Exercise objective >>
Your copy of the material below should match it exactly, except that it holds no pictures.

Available data >>

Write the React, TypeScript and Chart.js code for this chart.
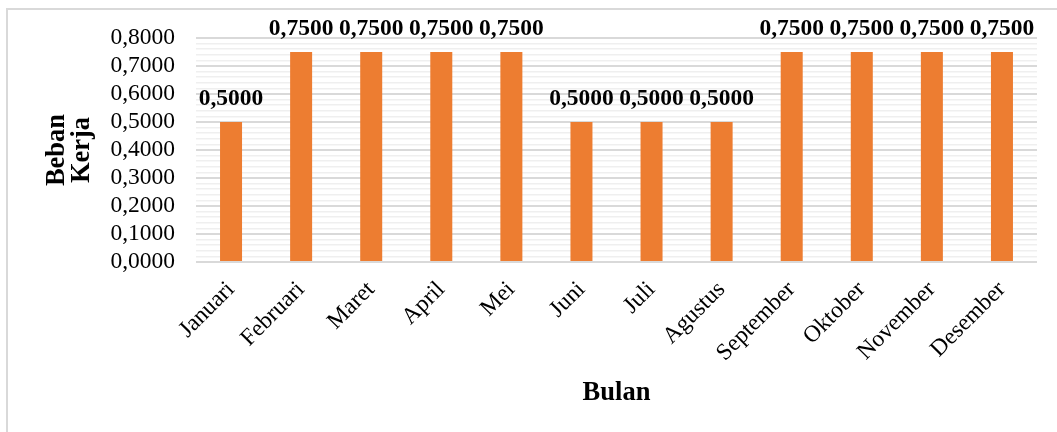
import React, { useEffect, useRef } from 'react';
import { Chart, registerables } from 'chart.js';

Chart.register(...registerables);

// Monthly workload (Beban Kerja) per month (Bulan)
const MONTHS = [
  'Januari', 'Februari', 'Maret', 'April', 'Mei', 'Juni',
  'Juli', 'Agustus', 'September', 'Oktober', 'November', 'Desember',
];
const BEBAN_KERJA = [0.5, 0.75, 0.75, 0.75, 0.75, 0.5, 0.5, 0.5, 0.75, 0.75, 0.75, 0.75];
const Y_TICK_LABELS = [
  '0,0000', '0,1000', '0,2000', '0,3000', '0,4000',
  '0,5000', '0,6000', '0,7000', '0,8000',
];
const Y_MIN = 0;
const Y_MAX = 0.8;
const MINOR_STEP = 0.02;
const MINOR_PER_MAJOR = 5;

const FONT = "'Liberation Serif', 'Times New Roman', serif";
const BAR_COLOR = '#ED7D31';

const formatValue = (v: number) => v.toFixed(4).replace('.', ',');

// White background and the thin outer frame
const framePlugin = {
  id: 'frame',
  beforeDraw(chart: any) {
    const { ctx, width, height } = chart;
    ctx.save();
    ctx.fillStyle = '#ffffff';
    ctx.fillRect(0, 0, width, height);
    ctx.strokeStyle = '#d9d9d9';
    ctx.lineWidth = 2;
    ctx.beginPath();
    ctx.moveTo(7, height + 2);
    ctx.lineTo(7, 9);
    ctx.lineTo(width + 2, 9);
    ctx.stroke();
    ctx.restore();
  },
};

// Bold value labels above each bar
const valueLabelPlugin = {
  id: 'valueLabels',
  afterDatasetsDraw(chart: any) {
    const { ctx } = chart;
    const meta = chart.getDatasetMeta(0);
    const values = chart.data.datasets[0].data as number[];
    ctx.save();
    ctx.font = `bold 23.5px ${FONT}`;
    ctx.fillStyle = '#000000';
    ctx.textAlign = 'center';
    ctx.textBaseline = 'alphabetic';
    meta.data.forEach((bar: any, i: number) => {
      ctx.fillText(formatValue(values[i]), bar.x, bar.y - 17);
    });
    ctx.restore();
  },
};

export default function App() {
  const canvasRef = useRef<HTMLCanvasElement | null>(null);

  useEffect(() => {
    const canvas = canvasRef.current;
    if (!canvas) return;
    const chart = new Chart(canvas, {
      type: 'bar',
      data: {
        labels: MONTHS,
        datasets: [
          {
            label: 'Beban Kerja',
            data: BEBAN_KERJA,
            backgroundColor: BAR_COLOR,
            borderWidth: 0,
            categoryPercentage: 1,
            barPercentage: 0.314,
          },
        ],
      },
      options: {
        responsive: false,
        animation: false,
        devicePixelRatio: 1,
        layout: { padding: { left: 0, top: 38, right: 20, bottom: 0 } },
        plugins: {
          legend: { display: false },
          tooltip: { enabled: false },
        },
        scales: {
          x: {
            grid: { display: false },
            border: { display: false },
            ticks: {
              minRotation: 45,
              maxRotation: 45,
              autoSkip: false,
              padding: 6,
              color: '#000000',
              font: { family: FONT, size: 23.5 },
            },
            title: {
              display: true,
              text: 'Bulan',
              color: '#000000',
              font: { family: FONT, size: 26.5, weight: 'bold' },
              padding: { top: 0, bottom: 23 },
            },
            afterFit: (scale: any) => {
              scale.height = 170;
            },
          },
          y: {
            min: Y_MIN,
            max: Y_MAX,
            border: { display: false },
            grid: {
              drawTicks: false,
              color: (c: any) => (c.index % MINOR_PER_MAJOR === 0 ? '#d9d9d9' : '#efefef'),
              lineWidth: (c: any) => (c.index % MINOR_PER_MAJOR === 0 ? 2 : 1.5),
            },
            ticks: {
              stepSize: MINOR_STEP,
              autoSkip: false,
              padding: 21,
              color: '#000000',
              font: { family: FONT, size: 23.5 },
              callback: (_v: any, i: number) =>
                i % MINOR_PER_MAJOR === 0 ? Y_TICK_LABELS[i / MINOR_PER_MAJOR] : '',
            },
            title: {
              display: true,
              text: ['Beban', 'Kerja'],
              color: '#000000',
              font: { family: FONT, size: 26.5, weight: 'bold', lineHeight: 0.93 },
              padding: { top: 45, bottom: 0 },
            },
            afterFit: (scale: any) => {
              scale.width = 196;
            },
          },
        },
      },
      plugins: [framePlugin, valueLabelPlugin],
    });
    return () => chart.destroy();
  }, []);

  return (
    <div style={{ position: 'absolute', left: 0, top: 0, width: 1057, height: 432 }}>
      <canvas ref={canvasRef} width={1057} height={432} style={{ width: 1057, height: 432, display: 'block' }} />
    </div>
  );
}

Written solution >>
Write the React, TypeScript and Chart.js code for this chart.
import React, { useEffect, useRef } from 'react';
import { Chart, registerables } from 'chart.js';

Chart.register(...registerables);

// Monthly workload (Beban Kerja) per month (Bulan)
const MONTHS = [
  'Januari', 'Februari', 'Maret', 'April', 'Mei', 'Juni',
  'Juli', 'Agustus', 'September', 'Oktober', 'November', 'Desember',
];
const BEBAN_KERJA = [0.5, 0.75, 0.75, 0.75, 0.75, 0.5, 0.5, 0.5, 0.75, 0.75, 0.75, 0.75];
const Y_TICK_LABELS = [
  '0,0000', '0,1000', '0,2000', '0,3000', '0,4000',
  '0,5000', '0,6000', '0,7000', '0,8000',
];
const Y_MIN = 0;
const Y_MAX = 0.8;
const MINOR_STEP = 0.02;
const MINOR_PER_MAJOR = 5;

const FONT = "'Liberation Serif', 'Times New Roman', serif";
const BAR_COLOR = '#ED7D31';

const formatValue = (v: number) => v.toFixed(4).replace('.', ',');

// White background and the thin outer frame
const framePlugin = {
  id: 'frame',
  beforeDraw(chart: any) {
    const { ctx, width, height } = chart;
    ctx.save();
    ctx.fillStyle = '#ffffff';
    ctx.fillRect(0, 0, width, height);
    ctx.strokeStyle = '#d9d9d9';
    ctx.lineWidth = 2;
    ctx.beginPath();
    ctx.moveTo(7, height + 2);
    ctx.lineTo(7, 9);
    ctx.lineTo(width + 2, 9);
    ctx.stroke();
    ctx.restore();
  },
};

// Bold value labels above each bar
const valueLabelPlugin = {
  id: 'valueLabels',
  afterDatasetsDraw(chart: any) {
    const { ctx } = chart;
    const meta = chart.getDatasetMeta(0);
    const values = chart.data.datasets[0].data as number[];
    ctx.save();
    ctx.font = `bold 23.5px ${FONT}`;
    ctx.fillStyle = '#000000';
    ctx.textAlign = 'center';
    ctx.textBaseline = 'alphabetic';
    meta.data.forEach((bar: any, i: number) => {
      ctx.fillText(formatValue(values[i]), bar.x, bar.y - 17);
    });
    ctx.restore();
  },
};

export default function App() {
  const canvasRef = useRef<HTMLCanvasElement | null>(null);

  useEffect(() => {
    const canvas = canvasRef.current;
    if (!canvas) return;
    const chart = new Chart(canvas, {
      type: 'bar',
      data: {
        labels: MONTHS,
        datasets: [
          {
            label: 'Beban Kerja',
            data: BEBAN_KERJA,
            backgroundColor: BAR_COLOR,
            borderWidth: 0,
            categoryPercentage: 1,
            barPercentage: 0.314,
          },
        ],
      },
      options: {
        responsive: false,
        animation: false,
        devicePixelRatio: 1,
        layout: { padding: { left: 0, top: 38, right: 20, bottom: 0 } },
        plugins: {
          legend: { display: false },
          tooltip: { enabled: false },
        },
        scales: {
          x: {
            grid: { display: false },
            border: { display: false },
            ticks: {
              minRotation: 45,
              maxRotation: 45,
              autoSkip: false,
              padding: 6,
              color: '#000000',
              font: { family: FONT, size: 23.5 },
            },
            title: {
              display: true,
              text: 'Bulan',
              color: '#000000',
              font: { family: FONT, size: 26.5, weight: 'bold' },
              padding: { top: 0, bottom: 23 },
            },
            afterFit: (scale: any) => {
              scale.height = 170;
            },
          },
          y: {
            min: Y_MIN,
            max: Y_MAX,
            border: { display: false },
            grid: {
              drawTicks: false,
              color: (c: any) => (c.index % MINOR_PER_MAJOR === 0 ? '#d9d9d9' : '#efefef'),
              lineWidth: (c: any) => (c.index % MINOR_PER_MAJOR === 0 ? 2 : 1.5),
            },
            ticks: {
              stepSize: MINOR_STEP,
              autoSkip: false,
              padding: 21,
              color: '#000000',
              font: { family: FONT, size: 23.5 },
              callback: (_v: any, i: number) =>
                i % MINOR_PER_MAJOR === 0 ? Y_TICK_LABELS[i / MINOR_PER_MAJOR] : '',
            },
            title: {
              display: true,
              text: ['Beban', 'Kerja'],
              color: '#000000',
              font: { family: FONT, size: 26.5, weight: 'bold', lineHeight: 0.93 },
              padding: { top: 45, bottom: 0 },
            },
            afterFit: (scale: any) => {
              scale.width = 196;
            },
          },
        },
      },
      plugins: [framePlugin, valueLabelPlugin],
    });
    return () => chart.destroy();
  }, []);

  return (
    <div style={{ position: 'absolute', left: 0, top: 0, width: 1057, height: 432 }}>
      <canvas ref={canvasRef} width={1057} height={432} style={{ width: 1057, height: 432, display: 'block' }} />
    </div>
  );
}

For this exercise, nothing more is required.